*Given exercise*
Everything in the listing except the pictures should be written out exactly.

::: Stored data

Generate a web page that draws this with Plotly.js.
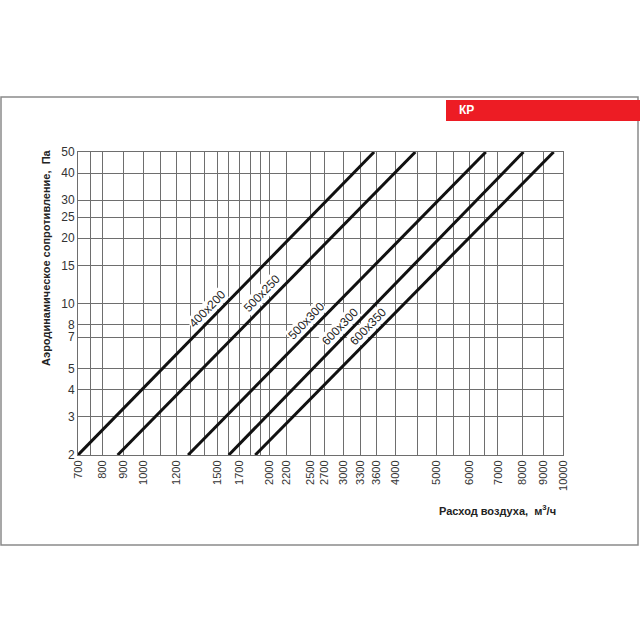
<!DOCTYPE html>
<html>
<head>
<meta charset="utf-8">
<script src="https://cdn.plot.ly/plotly-3.0.1.min.js"></script>
<style>html,body{margin:0;padding:0;background:#fff;}#chart{width:640px;height:640px;}</style>
</head>
<body>
<div id="chart"></div>
<script>
// ---- data ----
const sizes = ['400x200', '500x250', '500x300', '600x300', '600x350'];
const flowAtMinPressure = [700, 870, 1280, 1600, 1850];     // м³/ч at 2 Па
const flowAtMaxPressure = [3550, 4450, 6550, 8050, 9500];   // м³/ч at 50 Па
const pressureEnds = [2, 50];                                 // Па
const xTickLabels = [700, 800, 900, 1000, 1200, 1500, 1700, 2000, 2200, 2500, 2700, 3000, 3300, 3600, 4000, 5000, 6000, 7000, 8000, 9000, 10000];
const xExtraGrid = [750, 1100, 1300, 1400, 1600, 1800, 1900, 4500, 5500, 6500];
const yTickValues = [2, 3, 4, 5, 7, 8, 10, 15, 20, 25, 30, 40, 50];

// ---- layout geometry (pixels) ----
const L = 78, R = 563, T = 152, B = 455;
const W = R - L, H = B - T;
const px = x => (x - L) / W;
const py = y => (B - y) / H;
const labelFrac = [0.46, 0.51, 0.42, 0.40, 0.40];

const FONT = 'Liberation Sans, Arial, sans-serif';

const traces = sizes.map((s, i) => ({
  type: 'scatter', mode: 'lines', name: s,
  x: [flowAtMinPressure[i], flowAtMaxPressure[i]],
  y: pressureEnds,
  line: {color: '#111', width: 3},
  hoverinfo: 'x+y+name', showlegend: false
}));

const annotations = sizes.map((s, i) => {
  const lx0 = Math.log10(flowAtMinPressure[i]), lx1 = Math.log10(flowAtMaxPressure[i]);
  const ly0 = Math.log10(pressureEnds[0]), ly1 = Math.log10(pressureEnds[1]);
  const t = labelFrac[i];
  return {
    x: lx0 + t * (lx1 - lx0), y: ly0 + t * (ly1 - ly0), xref: 'x', yref: 'y',
    text: s, showarrow: false, textangle: -46, xshift: -7, yshift: 7,
    font: {family: FONT, size: 12, color: '#222'}, bgcolor: '#fff', borderpad: 0
  };
});

annotations.push({
  xref: 'paper', yref: 'paper', x: px(46), y: py(258), text: '<b>Аэродинамическое сопротивление,  Па</b>',
  textangle: -90, showarrow: false, xanchor: 'center', yanchor: 'middle',
  font: {family: FONT, size: 11, color: '#222'}
});
annotations.push({
  xref: 'paper', yref: 'paper', x: px(558), y: py(510), text: '<b>Расход воздуха,  м<sup>3</sup>/ч</b>',
  showarrow: false, xanchor: 'right', yanchor: 'middle',
  font: {family: FONT, size: 11, color: '#222'}
});
annotations.push({
  xref: 'paper', yref: 'paper', x: px(457), y: py(110.5), text: '<b>КР</b>',
  showarrow: false, xanchor: 'left', yanchor: 'middle',
  font: {family: FONT, size: 12, color: '#fff'}
});

const layout = {
  width: 640, height: 640,
  margin: {l: L, r: 640 - R, t: T, b: 640 - B, pad: 0},
  paper_bgcolor: '#fff', plot_bgcolor: '#fff',
  showlegend: false,
  xaxis: {
    type: 'log', range: [Math.log10(700), Math.log10(10000)],
    tickmode: 'array', tickvals: xTickLabels, ticktext: xTickLabels.map(String),
    tickangle: -90, ticks: '', showgrid: true, gridcolor: '#6e6e6e', gridwidth: 1,
    minor: {tickmode: 'array', tickvals: xExtraGrid, showgrid: true, gridcolor: '#6e6e6e', gridwidth: 1, ticks: ''},
    showline: true, mirror: true, linecolor: '#6e6e6e', linewidth: 1, zeroline: false,
    tickfont: {family: FONT, size: 11, color: '#333'}
  },
  yaxis: {
    type: 'log', range: [Math.log10(2), Math.log10(50)],
    tickmode: 'array', tickvals: yTickValues, ticktext: yTickValues.map(String),
    ticks: '', showgrid: true, gridcolor: '#6e6e6e', gridwidth: 1,
    showline: true, mirror: true, linecolor: '#6e6e6e', linewidth: 1, zeroline: false,
    tickfont: {family: FONT, size: 12, color: '#333'}
  },
  shapes: [
    {type: 'rect', xref: 'paper', yref: 'paper', x0: px(1), x1: px(638), y0: py(545), y1: py(97),
     line: {color: '#8a8a8a', width: 1.5}, fillcolor: 'rgba(0,0,0,0)', layer: 'below'},
    {type: 'rect', xref: 'paper', yref: 'paper', x0: px(446), x1: px(640), y0: py(121), y1: py(100),
     line: {width: 0}, fillcolor: '#ed1c24', layer: 'below'}
  ],
  annotations: annotations
};

Plotly.newPlot('chart', traces, layout, {displayModeBar: false, staticPlot: true});
</script>
</body>
</html>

::::::

*Result of this exercise*
Generate a web page that draws this with Plotly.js.
<!DOCTYPE html>
<html>
<head>
<meta charset="utf-8">
<script src="https://cdn.plot.ly/plotly-3.0.1.min.js"></script>
<style>html,body{margin:0;padding:0;background:#fff;}#chart{width:640px;height:640px;}</style>
</head>
<body>
<div id="chart"></div>
<script>
// ---- data ----
const sizes = ['400x200', '500x250', '500x300', '600x300', '600x350'];
const flowAtMinPressure = [700, 870, 1280, 1600, 1850];     // м³/ч at 2 Па
const flowAtMaxPressure = [3550, 4450, 6550, 8050, 9500];   // м³/ч at 50 Па
const pressureEnds = [2, 50];                                 // Па
const xTickLabels = [700, 800, 900, 1000, 1200, 1500, 1700, 2000, 2200, 2500, 2700, 3000, 3300, 3600, 4000, 5000, 6000, 7000, 8000, 9000, 10000];
const xExtraGrid = [750, 1100, 1300, 1400, 1600, 1800, 1900, 4500, 5500, 6500];
const yTickValues = [2, 3, 4, 5, 7, 8, 10, 15, 20, 25, 30, 40, 50];

// ---- layout geometry (pixels) ----
const L = 78, R = 563, T = 152, B = 455;
const W = R - L, H = B - T;
const px = x => (x - L) / W;
const py = y => (B - y) / H;
const labelFrac = [0.46, 0.51, 0.42, 0.40, 0.40];

const FONT = 'Liberation Sans, Arial, sans-serif';

const traces = sizes.map((s, i) => ({
  type: 'scatter', mode: 'lines', name: s,
  x: [flowAtMinPressure[i], flowAtMaxPressure[i]],
  y: pressureEnds,
  line: {color: '#111', width: 3},
  hoverinfo: 'x+y+name', showlegend: false
}));

const annotations = sizes.map((s, i) => {
  const lx0 = Math.log10(flowAtMinPressure[i]), lx1 = Math.log10(flowAtMaxPressure[i]);
  const ly0 = Math.log10(pressureEnds[0]), ly1 = Math.log10(pressureEnds[1]);
  const t = labelFrac[i];
  return {
    x: lx0 + t * (lx1 - lx0), y: ly0 + t * (ly1 - ly0), xref: 'x', yref: 'y',
    text: s, showarrow: false, textangle: -46, xshift: -7, yshift: 7,
    font: {family: FONT, size: 12, color: '#222'}, bgcolor: '#fff', borderpad: 0
  };
});

annotations.push({
  xref: 'paper', yref: 'paper', x: px(46), y: py(258), text: '<b>Аэродинамическое сопротивление,  Па</b>',
  textangle: -90, showarrow: false, xanchor: 'center', yanchor: 'middle',
  font: {family: FONT, size: 11, color: '#222'}
});
annotations.push({
  xref: 'paper', yref: 'paper', x: px(558), y: py(510), text: '<b>Расход воздуха,  м<sup>3</sup>/ч</b>',
  showarrow: false, xanchor: 'right', yanchor: 'middle',
  font: {family: FONT, size: 11, color: '#222'}
});
annotations.push({
  xref: 'paper', yref: 'paper', x: px(457), y: py(110.5), text: '<b>КР</b>',
  showarrow: false, xanchor: 'left', yanchor: 'middle',
  font: {family: FONT, size: 12, color: '#fff'}
});

const layout = {
  width: 640, height: 640,
  margin: {l: L, r: 640 - R, t: T, b: 640 - B, pad: 0},
  paper_bgcolor: '#fff', plot_bgcolor: '#fff',
  showlegend: false,
  xaxis: {
    type: 'log', range: [Math.log10(700), Math.log10(10000)],
    tickmode: 'array', tickvals: xTickLabels, ticktext: xTickLabels.map(String),
    tickangle: -90, ticks: '', showgrid: true, gridcolor: '#6e6e6e', gridwidth: 1,
    minor: {tickmode: 'array', tickvals: xExtraGrid, showgrid: true, gridcolor: '#6e6e6e', gridwidth: 1, ticks: ''},
    showline: true, mirror: true, linecolor: '#6e6e6e', linewidth: 1, zeroline: false,
    tickfont: {family: FONT, size: 11, color: '#333'}
  },
  yaxis: {
    type: 'log', range: [Math.log10(2), Math.log10(50)],
    tickmode: 'array', tickvals: yTickValues, ticktext: yTickValues.map(String),
    ticks: '', showgrid: true, gridcolor: '#6e6e6e', gridwidth: 1,
    showline: true, mirror: true, linecolor: '#6e6e6e', linewidth: 1, zeroline: false,
    tickfont: {family: FONT, size: 12, color: '#333'}
  },
  shapes: [
    {type: 'rect', xref: 'paper', yref: 'paper', x0: px(1), x1: px(638), y0: py(545), y1: py(97),
     line: {color: '#8a8a8a', width: 1.5}, fillcolor: 'rgba(0,0,0,0)', layer: 'below'},
    {type: 'rect', xref: 'paper', yref: 'paper', x0: px(446), x1: px(640), y0: py(121), y1: py(100),
     line: {width: 0}, fillcolor: '#ed1c24', layer: 'below'}
  ],
  annotations: annotations
};

Plotly.newPlot('chart', traces, layout, {displayModeBar: false, staticPlot: true});
</script>
</body>
</html>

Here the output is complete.